Basal cell carcinoma: more then 90% of all malignant eyelid tumors are basal cell carcinoma. It usually presents as a small, firm and raised nodule with an ulcerated center and fine telangiectatic blood vessels. Although these tumors do not metastasize to lymph nodes or distant organs, they can cause extensive local destruction.
Squamous cell carcinoma: although less common than basal cell carcinoma, squamous cell carcinoma is much more aggressive. Most of the time it is locally invasive, but it can metastasize to regional lymph nodes and even produce systemic metastatic cancer. Wide surgical excision of these tumors is the primary treatment. Sometimes when there is extensive involvement or adequate margins are not obtained, radiation therapy or other treatment modalities may be used.
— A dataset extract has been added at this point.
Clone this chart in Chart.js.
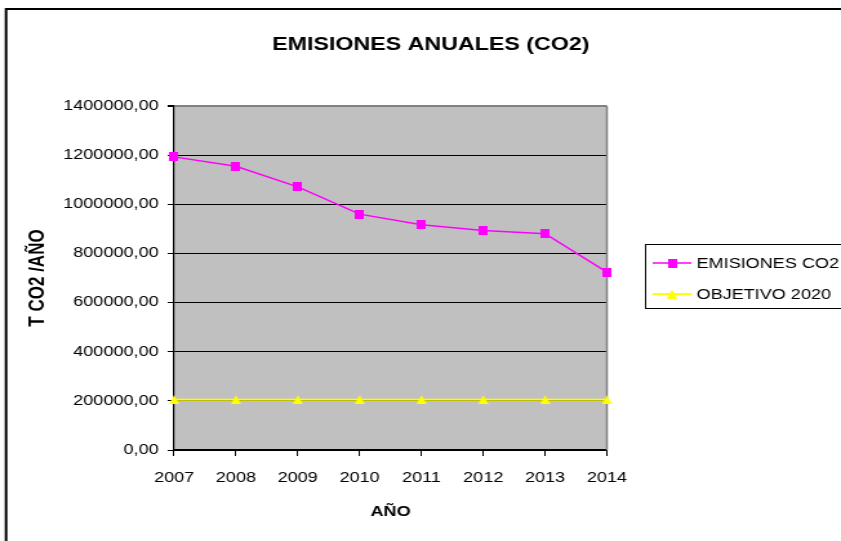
<!DOCTYPE html>
<html>
<head>
<meta charset="utf-8">
<script src="https://cdn.jsdelivr.net/npm/chart.js@4"></script>
<style>
  html, body { margin: 0; padding: 0; background: #fff; overflow: hidden; }
  #myChart { display: block; width: 841px; height: 541px; }
</style>
</head>
<body>
<canvas id="myChart" width="652" height="541" style="width:841px;height:541px"></canvas>
<script>
// chart is drawn narrow and stretched by css, like the original picture
const years = ["2007", "2008", "2009", "2010", "2011", "2012", "2013", "2014"];
const emisiones = [1193000, 1155000, 1071000, 960000, 917000, 893000, 880000, 724000];
const objetivo = [205000, 205000, 205000, 205000, 205000, 205000, 205000, 205000];
const yTicks = [0, 200000, 400000, 600000, 800000, 1000000, 1200000, 1400000];
const chartTitle = 'EMISIONES ANUALES (CO2)';

const FONT = "'Liberation Sans', Arial, sans-serif";

function marker(kind, color) {
  const c = document.createElement('canvas');
  if (kind == 'square') { c.width = 7; c.height = 9; }
  else { c.width = 8; c.height = 9; }
  const g = c.getContext('2d');
  g.fillStyle = color;
  if (kind == 'square') {
    g.fillRect(0, 0, 7, 9);
  } else {
    g.beginPath();
    g.moveTo(4, 0); g.lineTo(8, 9); g.lineTo(0, 9);
    g.closePath();
    g.fill();
  }
  return c;
}
const sq = marker('square', '#FF00FF');
const tri = marker('tri', '#FFFF00');

const excelLook = {
  id: 'excelLook',
  beforeDraw(chart) {
    const c = chart.ctx, a = chart.chartArea;
    c.save();
    c.fillStyle = '#fff';
    c.fillRect(0, 0, chart.width, chart.height);
    c.fillStyle = '#C0C0C0';
    c.fillRect(a.left, a.top, a.right - a.left, a.bottom - a.top);
    // outer frame
    c.strokeStyle = '#000';
    c.lineWidth = 2;
    c.beginPath();
    c.moveTo(4.7, 541); c.lineTo(4.7, 9); c.lineTo(700, 9);
    c.stroke();
    // title
    c.fillStyle = '#000';
    c.font = 'bold 18px ' + FONT;
    c.textAlign = 'center';
    c.textBaseline = 'middle';
    c.fillText(chartTitle, 334, 45);
    c.restore();
  },
  beforeDatasetsDraw(chart) {
    const c = chart.ctx, a = chart.chartArea;
    c.save();
    c.strokeStyle = '#808080';
    c.lineWidth = 1.5;
    c.beginPath();
    c.moveTo(a.right, a.top); c.lineTo(a.right, a.bottom);
    c.stroke();
    c.restore();
  },
  afterDraw(chart) {
    const c = chart.ctx;
    c.save();
    c.strokeStyle = '#000';
    c.lineWidth = 1;
    c.strokeRect(500.5, 244.5, 300, 64);
    const rows = [263, 294];
    chart.data.datasets.forEach((ds, i) => {
      const y = rows[i];
      c.strokeStyle = ds.borderColor;
      c.lineWidth = ds.borderWidth;
      c.beginPath();
      c.moveTo(506, y); c.lineTo(536, y);
      c.stroke();
      const img = ds.pointStyle;
      c.drawImage(img, 521 - img.width / 2, y - img.height / 2);
      c.fillStyle = '#000';
      c.font = '14px ' + FONT;
      c.textBaseline = 'middle';
      c.fillText(ds.label, 540, y + 1);
    });
    c.restore();
  }
};

new Chart(document.getElementById('myChart'), {
  type: 'line',
  data: {
    labels: years,
    datasets: [{
      label: 'EMISIONES CO2',
      data: emisiones,
      borderColor: '#FF00FF',
      borderWidth: 1.5,
      pointStyle: sq,
      tension: 0
    }, {
      label: 'OBJETIVO 2020',
      data: objetivo,
      borderColor: '#FFFF00',
      borderWidth: 2,
      pointStyle: tri,
      tension: 0
    }]
  },
  options: {
    responsive: false,
    animation: false,
    devicePixelRatio: 1,
    layout: {
      autoPadding: false,
      padding: { left: 4, right: 181.5, top: 106, bottom: 20.6 }
    },
    plugins: {
      legend: { display: false },
      tooltip: { enabled: false },
      title: { display: false }
    },
    scales: {
      x: {
        offset: false,
        grid: { drawOnChartArea: false, drawTicks: true, tickLength: 6, color: '#000' },
        border: { color: '#000', width: 1.5 },
        ticks: { color: '#000', padding: 14, maxRotation: 0, font: { family: FONT, size: 14 } },
        title: {
          display: true, text: 'AÑO', color: '#000',
          font: { family: FONT, size: 14, weight: 'bold' },
          padding: { top: 2.8, bottom: 0 }
        }
      },
      y: {
        min: 0,
        max: 1400000,
        afterBuildTicks(scale) {
          scale.ticks = yTicks.map(v => ({ value: v }));
        },
        grid: {
          color: ctx => (ctx.tick && ctx.tick.value === 1400000) ? '#808080' : '#000',
          lineWidth: ctx => (ctx.tick && ctx.tick.value === 1400000) ? 2 : 1,
          tickColor: '#000',
          tickLength: 5
        },
        border: { color: '#000', width: 1.2 },
        ticks: {
          color: '#000',
          padding: 7,
          font: { family: FONT, size: 14 },
          callback: v => v.toFixed(2).replace('.', ',')
        },
        title: {
          display: true, text: 'T CO2 /AÑO', color: '#000',
          font: { family: FONT, size: 17, weight: 'bold' },
          padding: { top: 15, bottom: 2.6 }
        }
      }
    }
  },
  plugins: [excelLook]
});
</script>
</body>
</html>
Malignant melanoma: melanoma is a relatively rare cancer of the eyelid and accounts for less then 1% of all eyelid malignancies. The tumor thickness should first be identified via a biopsy to determine the required margin of resection. The thicker the tumor (on biopsy), the higher the likelihood of local recurrence and distant metastasis. Complete surgical excision of these tumors with 5-10 mm clear margins is recommended. At the time of diagnosis, a systemic evaluation should be undertaken to assess distant metastasis. These patients need to be followed closely.
Sebaceous cell carcinoma: this is a rare type of cancer involving the eyelids. These tumors primarily originate from the meibomian glands, sebaceous glands of the eyelids that normally produce the oily layer of the tear film. These tumors can be mistaken for some more benign conditions, such as a chalazion or “sty.”
Any “sty” that does not heal and resolve with medical treatment or surgical drainage should be biopsied to rule out sebaceous cell carcinoma. The treatment consists of surgical excision and long-term monitoring for regional lymph node or distant metastasis.